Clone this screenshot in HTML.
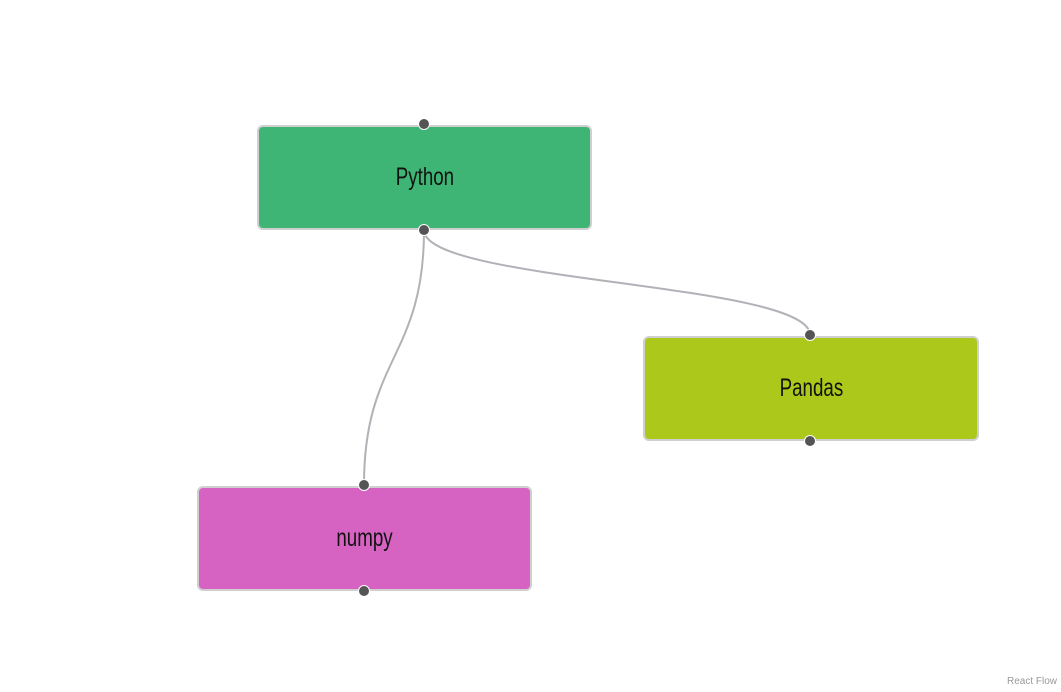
<!DOCTYPE html>
<html><head><style>
body{margin:0;width:1061px;height:692px;background:#fff;position:relative;overflow:hidden;font-family:"Liberation Sans Narrow","Liberation Sans",sans-serif}
.n{position:absolute;box-sizing:border-box;border:2px solid #cfcfcf;border-radius:6px;display:flex;align-items:center;justify-content:center;font-size:25px;color:#111;transform:scaleX(0.8)}
.h{position:absolute;width:12px;height:12px;border-radius:50%;background:#555;border:1px solid #fff;box-sizing:border-box;margin:-6px 0 0 -6px}
.t{display:inline-block;transform:scaleX(0.75)}
</style></head><body>
<svg width="1061" height="692" style="position:absolute;left:0;top:0">
<path d="M424,230 C424,357.5 364,357.5 364,485" fill="none" stroke="#b1b1b7" stroke-width="2"/>
<path d="M424,230 C424,282.5 810,282.5 810,335" fill="none" stroke="#b1b1b7" stroke-width="2"/>
</svg>
<div class="n" style="left:257px;top:125px;width:335px;height:105px;background:#3eb574;transform:none"><span class="t">Python</span></div>
<div class="n" style="left:643px;top:336px;width:336px;height:105px;background:#acc81a;transform:none"><span class="t">Pandas</span></div>
<div class="n" style="left:197px;top:486px;width:335px;height:105px;background:#d662c2;transform:none"><span class="t">numpy</span></div>
<div class="h" style="left:424px;top:124px"></div>
<div class="h" style="left:424px;top:230px"></div>
<div class="h" style="left:810px;top:335px"></div>
<div class="h" style="left:810px;top:441px"></div>
<div class="h" style="left:364px;top:485px"></div>
<div class="h" style="left:364px;top:591px"></div>
<div style="position:absolute;right:4px;bottom:5px;font-size:10px;color:#999">React Flow</div>
</body></html>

- - - - -

● What is expected
Write out each line of the data exactly; the images should be left out.

● Completed task
Clone this screenshot in HTML.
<!DOCTYPE html>
<html><head><style>
body{margin:0;width:1061px;height:692px;background:#fff;position:relative;overflow:hidden;font-family:"Liberation Sans Narrow","Liberation Sans",sans-serif}
.n{position:absolute;box-sizing:border-box;border:2px solid #cfcfcf;border-radius:6px;display:flex;align-items:center;justify-content:center;font-size:25px;color:#111;transform:scaleX(0.8)}
.h{position:absolute;width:12px;height:12px;border-radius:50%;background:#555;border:1px solid #fff;box-sizing:border-box;margin:-6px 0 0 -6px}
.t{display:inline-block;transform:scaleX(0.75)}
</style></head><body>
<svg width="1061" height="692" style="position:absolute;left:0;top:0">
<path d="M424,230 C424,357.5 364,357.5 364,485" fill="none" stroke="#b1b1b7" stroke-width="2"/>
<path d="M424,230 C424,282.5 810,282.5 810,335" fill="none" stroke="#b1b1b7" stroke-width="2"/>
</svg>
<div class="n" style="left:257px;top:125px;width:335px;height:105px;background:#3eb574;transform:none"><span class="t">Python</span></div>
<div class="n" style="left:643px;top:336px;width:336px;height:105px;background:#acc81a;transform:none"><span class="t">Pandas</span></div>
<div class="n" style="left:197px;top:486px;width:335px;height:105px;background:#d662c2;transform:none"><span class="t">numpy</span></div>
<div class="h" style="left:424px;top:124px"></div>
<div class="h" style="left:424px;top:230px"></div>
<div class="h" style="left:810px;top:335px"></div>
<div class="h" style="left:810px;top:441px"></div>
<div class="h" style="left:364px;top:485px"></div>
<div class="h" style="left:364px;top:591px"></div>
<div style="position:absolute;right:4px;bottom:5px;font-size:10px;color:#999">React Flow</div>
</body></html>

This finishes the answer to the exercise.